WHAT TO PRODUCE
Take the listing from its first line through the line that contains "const yTicks = [0, 0.2, 0.4, 0.6, 0.8, 1];" and please retype those lines exactly, leaving out the pictures.

Extracted data entries
%%
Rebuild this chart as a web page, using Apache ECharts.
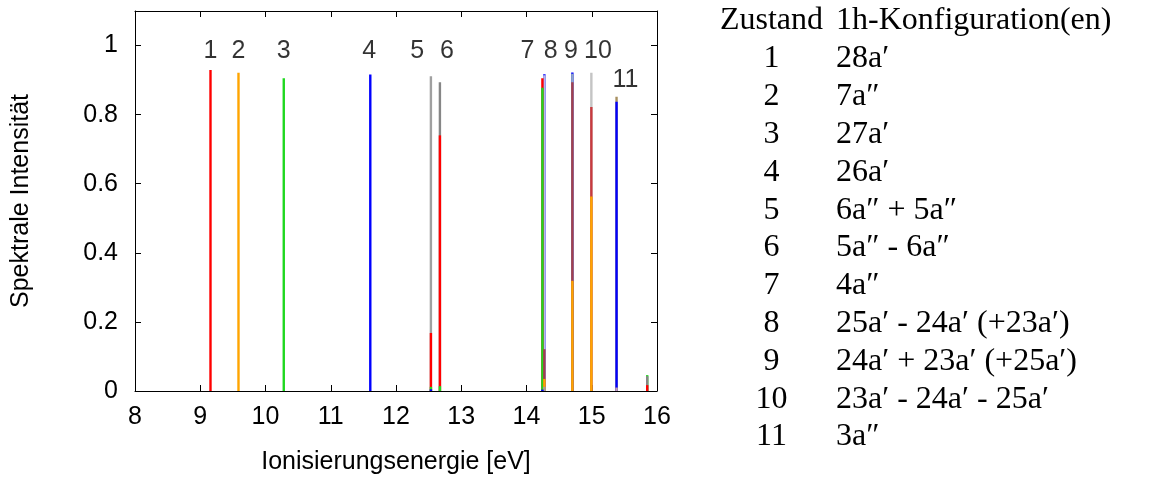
<!DOCTYPE html>
<html>
<head>
<meta charset="utf-8">
<script src="https://cdn.jsdelivr.net/npm/echarts@6/dist/echarts.min.js"></script>
<style>
  html, body { margin: 0; padding: 0; background: #fff; }
  #chart { width: 1159px; height: 480px; }
</style>
</head>
<body>
<div id="chart"></div>
<script>
// Ionisation energies of the computed states (eV)
const energies = [9.157, 9.586, 10.28, 11.606, 12.535, 12.673, 14.244, 14.274, 14.703, 14.994, 15.38, 15.85];

// Spectral intensity of each contribution, one entry per line above (0 = none)
const redPart      = [0.929, 0, 0, 0, 0.168, 0.740, 0.905, 0, 0, 0, 0, 0.017];
const orangePart   = [0, 0.921, 0, 0, 0, 0, 0, 0.035, 0.319, 0.563, 0, 0];
const greenPart    = [0, 0, 0.905, 0, 0.012, 0.014, 0.878, 0, 0, 0, 0, 0.046];
const bluePart     = [0, 0, 0, 0.916, 0.005, 0, 0.004, 0.917, 0.922, 0, 0.837, 0];
const greyPart     = [0, 0, 0, 0, 0.911, 0, 0, 0.012, 0, 0, 0, 0];
const darkGreyPart = [0, 0, 0, 0, 0, 0.894, 0, 0, 0, 0, 0, 0.043];
const silverPart   = [0, 0, 0, 0, 0, 0, 0, 0, 0, 0.921, 0, 0];
const lavenderPart = [0, 0, 0, 0, 0, 0, 0, 0.914, 0, 0, 0, 0];
const steelPart    = [0, 0, 0, 0, 0, 0, 0, 0, 0.918, 0, 0, 0];
const maroonPart   = [0, 0, 0, 0, 0, 0, 0, 0.121, 0.894, 0, 0, 0];
const crimsonPart  = [0, 0, 0, 0, 0, 0, 0, 0, 0, 0.822, 0, 0];
const tanPart      = [0, 0, 0, 0, 0, 0, 0, 0, 0, 0, 0.852, 0];
const rosePart     = [0, 0, 0, 0, 0, 0, 0, 0, 0, 0, 0.010, 0];

// State numbers written above the lines
const stateLabels = ['1', '2', '3', '4', '5', '6', '7', '8', '9', '10', '11'];
const labelEnergy = [9.157, 9.586, 10.28, 11.59, 12.326, 12.78, 14.014, 14.372, 14.683, 15.096, 15.517];
const labelIntensity = [0.985, 0.985, 0.985, 0.985, 0.985, 0.985, 0.985, 0.985, 0.985, 0.985, 0.9];

// Axis ticks
const xTicks = [8, 9, 10, 11, 12, 13, 14, 15, 16];
const yTicks = [0, 0.2, 0.4, 0.6, 0.8, 1];

// Table of states and their one-hole configurations
const tableHeader = ['Zustand', '1h-Konfiguration(en)'];
const tableStates = ['1', '2', '3', '4', '5', '6', '7', '8', '9', '10', '11'];
const tableConfigs = [
  '28a\u2032', '7a\u2033', '27a\u2032', '26a\u2032', '6a\u2033 + 5a\u2033', '5a\u2033 - 6a\u2033',
  '4a\u2033', '25a\u2032 - 24a\u2032 (+23a\u2032)', '24a\u2032 + 23a\u2032 (+25a\u2032)',
  '23a\u2032 - 24a\u2032 - 25a\u2032', '3a\u2033'
];

const parts = [redPart, orangePart, greenPart, bluePart, greyPart, darkGreyPart, silverPart,
  lavenderPart, steelPart, maroonPart, crimsonPart, tanPart, rosePart];
const partColors = ['#ff0000', '#ffa500', '#1fd81f', '#0000ff', '#a0a0a0', '#868686', '#c4c4c4',
  '#b8b8ea', '#8fa6c6', '#a2404e', '#c83a3e', '#a89060', '#c8a0b0'];

// Every contribution is an impulse from zero; taller ones go underneath shorter ones.
const impulses = [];
parts.forEach((arr, k) => arr.forEach((v, i) => { if (v > 0) impulses.push([energies[i], v, k]); }));
impulses.sort((a, b) => b[1] - a[1]);

const lineWidth = 2.4;
const plotFont = 'Liberation Sans, Arial, sans-serif';
const tableFont = 'Liberation Serif, Times New Roman, serif';
const plotSize = 25;
const tableSize = 32;

const fmtY = v => {
  const r = Math.round(v * 10) / 10;
  return yTicks.some(t => Math.abs(t - r) < 1e-9) ? String(r) : '';
};

const tickStyle = { show: true, inside: true, length: 6, lineStyle: { color: '#000', width: 1 } };
const lineStyle = { show: true, onZero: false, lineStyle: { color: '#000', width: 1 } };

// Right-hand table, drawn as plain text
const graphics = [];
const colNum = 771.5, colCfg = 836, headerY = 21, rowY0 = 59, rowStep = 37.8;
const cell = (x, y, text, align) => ({
  type: 'text', x: x, y: y,
  style: { text: text, font: tableSize + 'px ' + tableFont, fill: '#000', align: align, verticalAlign: 'middle' }
});
graphics.push(cell(colNum, headerY, tableHeader[0], 'center'));
graphics.push(cell(colCfg, headerY, tableHeader[1], 'left'));
tableStates.forEach((s, i) => {
  const y = rowY0 + i * rowStep;
  graphics.push(cell(colNum, y, s, 'center'));
  graphics.push(cell(colCfg, y, tableConfigs[i], 'left'));
});

const chart = echarts.init(document.getElementById('chart'), null, { renderer: 'canvas' });
chart.setOption({
  animation: false,
  backgroundColor: '#fff',
  grid: { left: 135, right: 502, top: 11, bottom: 88, show: false },
  xAxis: [{
    type: 'value', min: xTicks[0], max: xTicks[xTicks.length - 1], interval: 1, position: 'bottom',
    name: 'Ionisierungsenergie [eV]', nameLocation: 'middle', nameGap: 59,
    nameTextStyle: { fontFamily: plotFont, fontSize: plotSize, color: '#000' },
    axisLine: lineStyle, axisTick: tickStyle, splitLine: { show: false },
    axisLabel: { margin: 14, fontFamily: plotFont, fontSize: plotSize, color: '#000' }
  }, {
    type: 'value', min: xTicks[0], max: xTicks[xTicks.length - 1], interval: 1, position: 'top',
    axisLine: lineStyle, axisTick: tickStyle, splitLine: { show: false }, axisLabel: { show: false }
  }],
  yAxis: [{
    type: 'value', min: 0, max: 1.1, interval: 0.2, position: 'left',
    name: 'Spektrale Intensit\u00e4t', nameLocation: 'middle', nameGap: 101,
    nameTextStyle: { fontFamily: plotFont, fontSize: plotSize, color: '#000' },
    axisLine: lineStyle, axisTick: tickStyle, splitLine: { show: false },
    axisLabel: { margin: 17, fontFamily: plotFont, fontSize: plotSize, color: '#000', formatter: fmtY, showMaxLabel: false }
  }, {
    type: 'value', min: 0, max: 1.1, interval: 0.2, position: 'right',
    axisLine: lineStyle, axisTick: tickStyle, splitLine: { show: false }, axisLabel: { show: false }
  }],
  series: [{
    type: 'custom',
    xAxisIndex: 0, yAxisIndex: 0,
    data: impulses,
    renderItem: (params, api) => {
      const base = api.coord([api.value(0), 0]);
      const top = api.coord([api.value(0), api.value(1)]);
      return {
        type: 'rect',
        shape: { x: base[0] - lineWidth / 2, y: top[1], width: lineWidth, height: base[1] - top[1] },
        style: { fill: partColors[api.value(2)] }
      };
    }
  }, {
    type: 'scatter',
    xAxisIndex: 0, yAxisIndex: 0,
    symbolSize: 0,
    data: stateLabels.map((t, i) => [labelEnergy[i], labelIntensity[i], t]),
    label: {
      show: true, position: 'inside', formatter: p => p.value[2],
      fontFamily: plotFont, fontSize: plotSize, color: '#000'
    },
    silent: true
  }],
  graphic: graphics
});
</script>
</body>
</html>
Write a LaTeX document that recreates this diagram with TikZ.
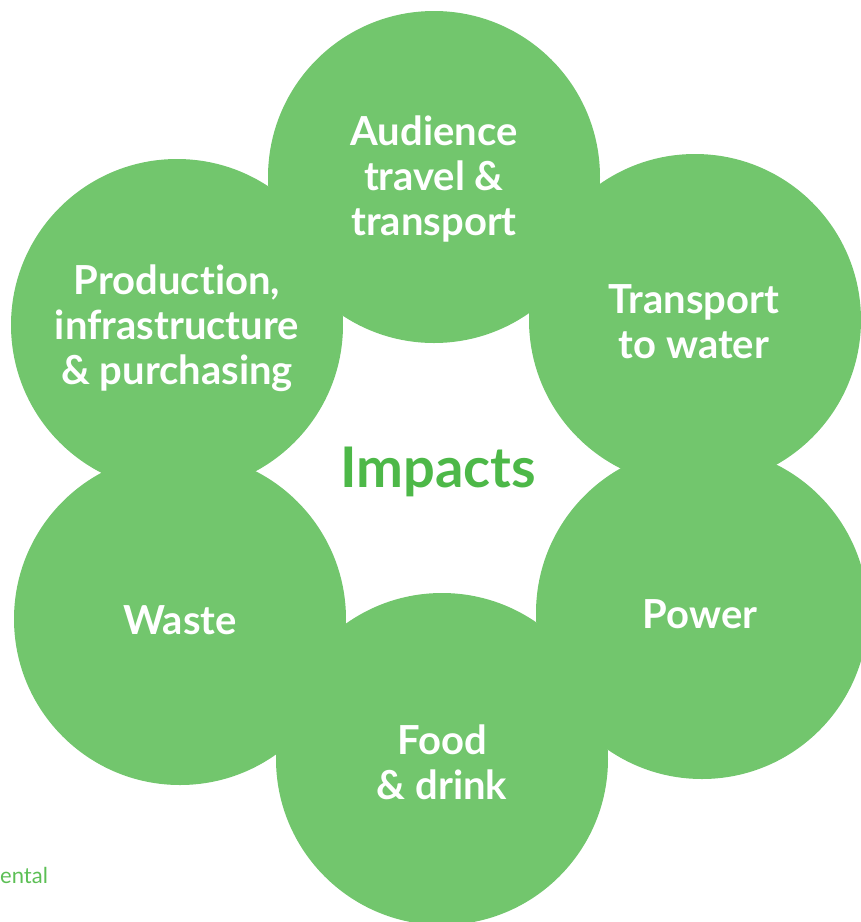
\documentclass[tikz,border=0pt]{standalone}
\usepackage{fontspec}
\setmainfont{Lato}[Ligatures=CommonOff]
\definecolor{petalgreen}{HTML}{72C66D}
\definecolor{titlegreen}{HTML}{4DB848}
\definecolor{notegreen}{HTML}{5CBF55}
\begin{document}
\begin{tikzpicture}[x=1pt,y=-1pt,
  petal/.style={circle, fill=petalgreen, minimum size=332pt, inner sep=0pt},
  lbl/.style={text=white, font=\fontsize{40}{45}\selectfont\bfseries, align=center}]
\useasboundingbox (0,0) rectangle (861,922);
\clip (0,0) rectangle (861,922);
\node[petal] (c1) at (434,177) {};
\node[petal] (c2) at (695,320) {};
\node[petal] (c3) at (702,613) {};
\node[petal] (c4) at (442,759) {};
\node[petal] (c5) at (180,619) {};
\node[petal] (c6) at (177,325) {};
\node[lbl] (t1) at (434,179) {Audience\\travel \&\\transport};
\node[lbl] (t2) at (694,322) {Transport\\to water};
\node[lbl] (t3) at (700,614) {Power};
\node[lbl] (t4) at (442,762) {Food\\\& drink};
\node[lbl] (t5) at (180,620) {Waste};
\node[lbl] (t6) at (177,328) {Production,\\infrastructure\\\& purchasing};
\node[text=titlegreen, font=\fontsize{56}{64}\selectfont\bfseries] (imp) at (438,472) {Impacts};
\node[text=notegreen, font=\fontsize{22}{26}\selectfont, anchor=base west, inner sep=0pt] (note) at (0,883) {ental};
\end{tikzpicture}
\end{document}
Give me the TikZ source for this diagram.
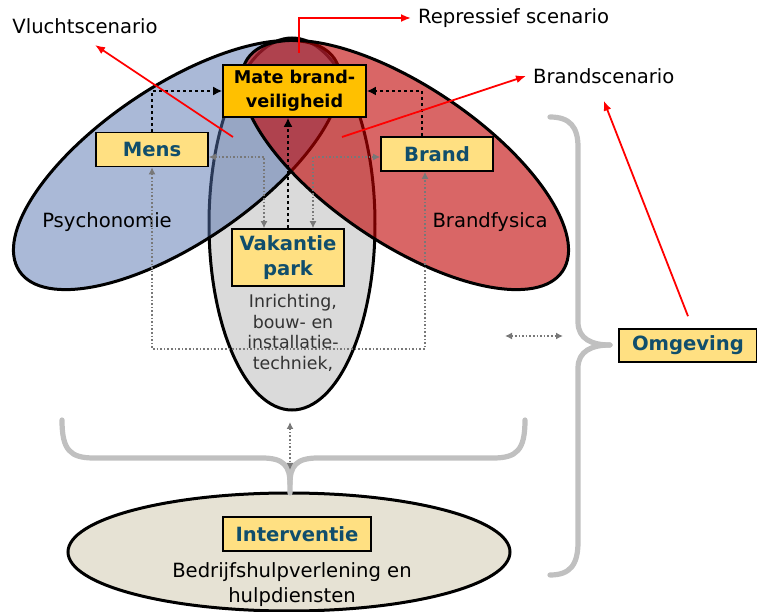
\documentclass[tikz,border=0pt]{standalone}
\usepackage{fontspec}
\setmainfont{DejaVu Sans}
\usetikzlibrary{arrows.meta}

\definecolor{psyblue}{RGB}{85,115,175}
\definecolor{firered}{RGB}{192,0,0}
\definecolor{parkgrey}{RGB}{218,218,218}
\definecolor{helpbeige}{RGB}{230,226,212}
\definecolor{boxyellow}{RGB}{255,224,130}
\definecolor{mateorange}{RGB}{255,192,0}
\definecolor{boxtext}{RGB}{16,78,108}
\definecolor{bracegrey}{RGB}{192,192,192}
\definecolor{dotgrey}{RGB}{120,120,120}

\begin{document}
\begin{tikzpicture}[x=0.5pt,y=0.5pt,
	every node/.style={font=\fontsize{9.8}{12.5}\selectfont},
	box/.style={draw=black,line width=0.8pt,fill=boxyellow,text=boxtext,font=\fontsize{9.8}{12.5}\selectfont\bfseries,align=center,inner sep=0pt,minimum width=56pt,minimum height=17pt},
	mate/.style={box,fill=mateorange,text=black,font=\fontsize{8.8}{12}\selectfont\bfseries,minimum width=71.5pt,minimum height=26pt},
	blackdot/.style={line width=1.4pt,dash pattern=on 1.4pt off 1.6pt,-{Latex[length=4.5pt,width=4.5pt]}},
	greydot/.style={dotgrey,line width=0.8pt,dash pattern=on 0.8pt off 1pt,{Latex[length=3.5pt,width=3.5pt]}-{Latex[length=3.5pt,width=3.5pt]}},
	redarrow/.style={red,line width=0.9pt,-{Latex[length=5pt,width=4pt]}},
	brace/.style={bracegrey,line width=2.6pt,line cap=round}]
	\useasboundingbox (0,0) rectangle (757,612);
	% the three fields
	\draw[line width=1.5pt,fill=parkgrey] (292,388) ellipse [x radius=83,y radius=186];
	\draw[line width=1.5pt,fill=psyblue,fill opacity=0.5,rotate around={34:(177,447)}] (177,447) ellipse [x radius=190,y radius=78.5];
	\draw[line width=1.5pt,fill=firered,fill opacity=0.6,rotate around={-34:(405,447)}] (405,447) ellipse [x radius=190,y radius=78.5];
	\draw[line width=1.5pt,fill=helpbeige] (289,60) ellipse [x radius=221,y radius=59];
	% braces
	\draw[brace] (62,192) .. controls (62,162) and (70,154) .. (94,154) -- (262,154) .. controls (284,154) and (290,146) .. (290,128) -- (290,119);
	\draw[brace] (290,128) .. controls (290,146) and (296,154) .. (318,154) -- (493,154) .. controls (517,154) and (525,162) .. (525,192);
	\draw[brace] (550,495) .. controls (570,495) and (578,485) .. (578,465) -- (578,290) .. controls (578,273) and (592,267) .. (610,267);
	\draw[brace] (610,267) .. controls (592,267) and (578,261) .. (578,244) -- (578,70) .. controls (578,47) and (570,37) .. (550,37);
	% labels
	\node (psy) at (107,390) {Psychonomie};
	\node (bfys) at (490,390) {Brandfysica};
	\node[align=center,text=black!80,font=\fontsize{8.7}{10.3}\selectfont] (inr) at (293,279) {Inrichting,\\bouw- en\\installatie-\\techniek,};
	\node[align=center] (bhv) at (292,27) {Bedrijfshulpverlening en\\hulpdiensten};
	\node (vlucht) at (85,586) {Vluchtscenario};
	\node[anchor=west] (repr) at (411,594) {Repressief scenario};
	\node[anchor=west] (bsc) at (526,536) {Brandscenario};
	% boxes
	\node[mate] (mate) at (294.5,521) {Mate brand-\\veiligheid};
	\node[box] (mens) at (152,462.5) {Mens};
	\node[box] (brand) at (437,458) {Brand};
	\node[box,minimum height=28.5pt] (vak) at (288,354.5) {Vakantie\\park};
	\node[box,minimum width=74pt] (inter) at (297,78) {Interventie};
	\node[box,minimum width=69pt,minimum height=16.5pt] (omg) at (688,266.5) {Omgeving};
	% free ends
	\coordinate (vluchtfrom) at (233,475);
	\coordinate (vluchttip) at (95,567);
	\coordinate (reprfrom) at (299,559);
	\coordinate (bscfrom) at (342,475);
	\coordinate (loopr) at (425,263);
	\coordinate (omgl) at (505,276);
	\coordinate (omgr) at (563,276);
	\coordinate (intert) at (290,190);
	\coordinate (interb) at (290,142);
	% influences
	\draw[blackdot] (mens.north) |- (mate.west);
	\draw[blackdot] ([xshift=-7.5pt]brand.north) |- (mate.east);
	\draw[blackdot] (vak.north) -- (vak.north |- mate.south);
	\draw[greydot] ([yshift=-3.75pt]mens.east) -| ([xshift=-12pt]vak.north);
	\draw[greydot] ([yshift=-1.5pt]brand.west) -| ([xshift=12.5pt]vak.north);
	\draw[greydot] (mens.south) |- (loopr) -- ([xshift=-6pt]brand.south);
	\draw[greydot] (omgl) -- (omgr);
	\draw[greydot] (intert) -- (interb);
	% scenarios
	\draw[redarrow] (vluchtfrom) -- (vluchttip);
	\draw[redarrow] (reprfrom) |- (repr.west);
	\draw[redarrow] (bscfrom) -- (bsc.west);
	\draw[redarrow] ([yshift=6pt]omg.north) -- ([yshift=-5pt]bsc.south);
\end{tikzpicture}
\end{document}
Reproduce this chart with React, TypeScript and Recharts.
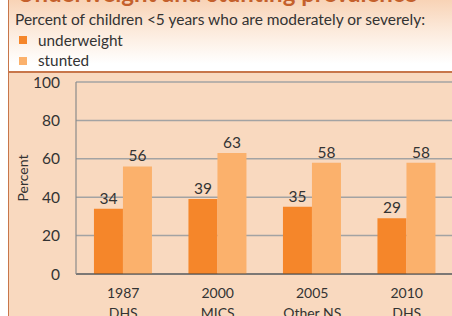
%%
RESPONSE BELOW
Rebuild this chart as a web page, using Apache ECharts.
<!DOCTYPE html>
<html>
<head>
<meta charset="utf-8">
<script src="https://cdn.jsdelivr.net/npm/echarts@6/dist/echarts.min.js"></script>
<style>
  html, body { margin: 0; padding: 0; background: #fff; }
  #chart { width: 1159px; height: 480px; }
</style>
</head>
<body>
<div id="chart"></div>
<script>
// Ionisation energies of the computed states (eV)
const energies = [9.157, 9.586, 10.28, 11.606, 12.535, 12.673, 14.244, 14.274, 14.703, 14.994, 15.38, 15.85];

// Spectral intensity of each contribution, one entry per line above (0 = none)
const redPart      = [0.929, 0, 0, 0, 0.168, 0.740, 0.905, 0, 0, 0, 0, 0.017];
const orangePart   = [0, 0.921, 0, 0, 0, 0, 0, 0.035, 0.319, 0.563, 0, 0];
const greenPart    = [0, 0, 0.905, 0, 0.012, 0.014, 0.878, 0, 0, 0, 0, 0.046];
const bluePart     = [0, 0, 0, 0.916, 0.005, 0, 0.004, 0.917, 0.922, 0, 0.837, 0];
const greyPart     = [0, 0, 0, 0, 0.911, 0, 0, 0.012, 0, 0, 0, 0];
const darkGreyPart = [0, 0, 0, 0, 0, 0.894, 0, 0, 0, 0, 0, 0.043];
const silverPart   = [0, 0, 0, 0, 0, 0, 0, 0, 0, 0.921, 0, 0];
const lavenderPart = [0, 0, 0, 0, 0, 0, 0, 0.914, 0, 0, 0, 0];
const steelPart    = [0, 0, 0, 0, 0, 0, 0, 0, 0.918, 0, 0, 0];
const maroonPart   = [0, 0, 0, 0, 0, 0, 0, 0.121, 0.894, 0, 0, 0];
const crimsonPart  = [0, 0, 0, 0, 0, 0, 0, 0, 0, 0.822, 0, 0];
const tanPart      = [0, 0, 0, 0, 0, 0, 0, 0, 0, 0, 0.852, 0];
const rosePart     = [0, 0, 0, 0, 0, 0, 0, 0, 0, 0, 0.010, 0];

// State numbers written above the lines
const stateLabels = ['1', '2', '3', '4', '5', '6', '7', '8', '9', '10', '11'];
const labelEnergy = [9.157, 9.586, 10.28, 11.59, 12.326, 12.78, 14.014, 14.372, 14.683, 15.096, 15.517];
const labelIntensity = [0.985, 0.985, 0.985, 0.985, 0.985, 0.985, 0.985, 0.985, 0.985, 0.985, 0.9];

// Axis ticks
const xTicks = [8, 9, 10, 11, 12, 13, 14, 15, 16];
const yTicks = [0, 0.2, 0.4, 0.6, 0.8, 1];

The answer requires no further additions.